Funnily enough, although the Turing Machine can indeed carry out any imaginable task that might be performed by modern computers, it's greatest interest was that it enabled Turing and other logicians to discover that certain tasks could never be carried out by any imaginable computer whatsoever. For example, it is impossible for a computer to determine beforehand, when faced with certain algorithms, that it will indeed be able to reach the intended end of the algorithm and provide an answer. In this way, the Turing Machine appeared on the scene as a mechanical variant of the themes of incompleteness and undecidability elucidated mathematically by Kurt Gödel (seen in the following photo alongside Albert Einstein):

Gödel was still alive in the early '70s when I was visiting the USA in order to organize my future series of TV programs on the subject of men and machines (basically, artificial intelligence and brain research). I spoke on the phone with Gödel for 20 minutes or so, trying vainly to get him to agree to being interviewed for my TV project. But he insisted—no doubt sincerely—that he himself did not consider that his theorems had any significance whatsoever in modern society... that's to say, at the level of ordinary folk who watch TV. Maybe he was right.

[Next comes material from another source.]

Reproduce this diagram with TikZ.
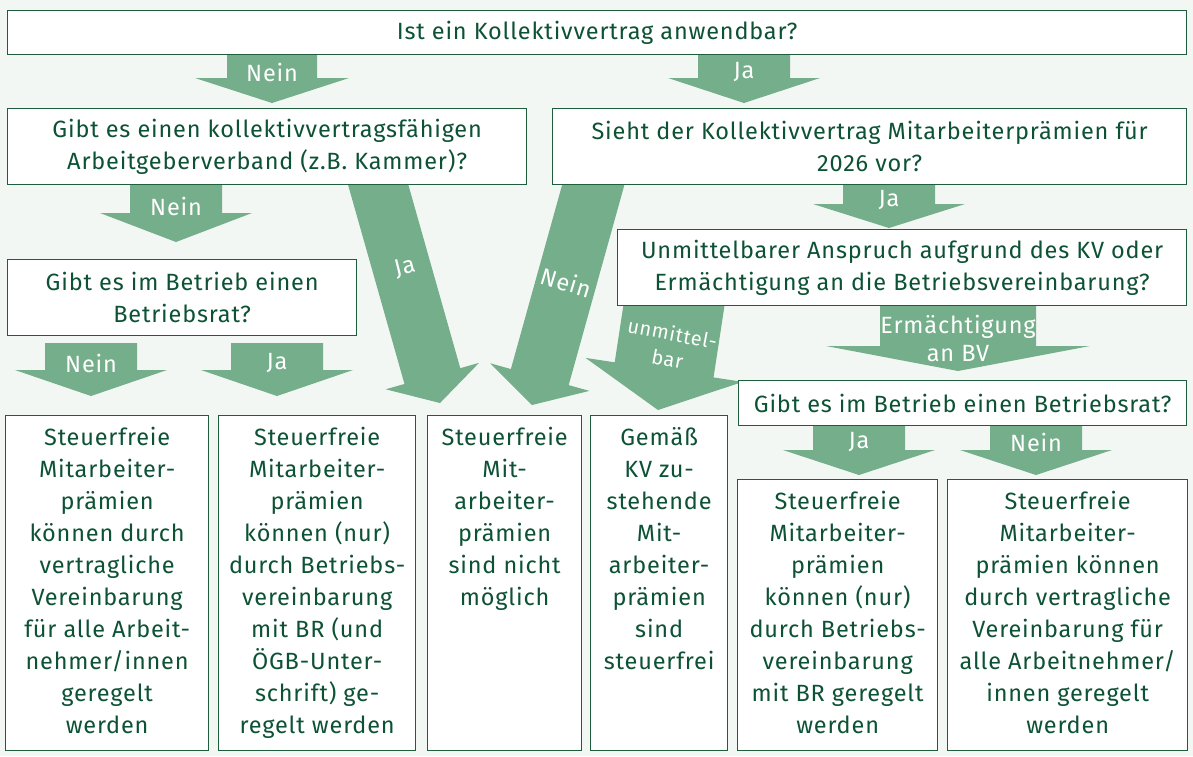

Getting back to Turing, his most concrete claim to fame was surely the wizard-level code-breaking operations that he performed for the British government during World War II, at Bletchley Park.

He was a practicing homosexual at a time in the UK when relationships of this kind were branded as criminal. The poor man, suffering no doubt from a form of autism (Asperger Syndrome) that made him socially awkward, was obliged to undergo ignominious chemical castration. In June 1954, a fortnight before his 42nd birthday, Turing was found dead in his laboratory, poisoned by cyanide, and clutching a half-eaten apple.

A British journalist once asked Steve Jobs if the logo of Apple computer was intended as a tribute to Turing. "No, that's not the case," replied Jobs, "but God, we wish it were."

Brilliant book

This excellent book by the Oxford physicist David Deutsch came out a decade ago, but I've only just got around to reading it. Seeking to lay the foundations of a vast theory of everything, Deutsch introduces four great domains of knowledge that he refers to as strands:

— Quantum physics

— Epistemology, inspired by the work of Karl Popper

— Theory of computation, inspired by the work of Alan Turing

— Theory of evolution, inspired by the work of Richard Dawkins.

It's rare to find an eclectic author who's prepared to blend such different disciplines into a synthetic whole.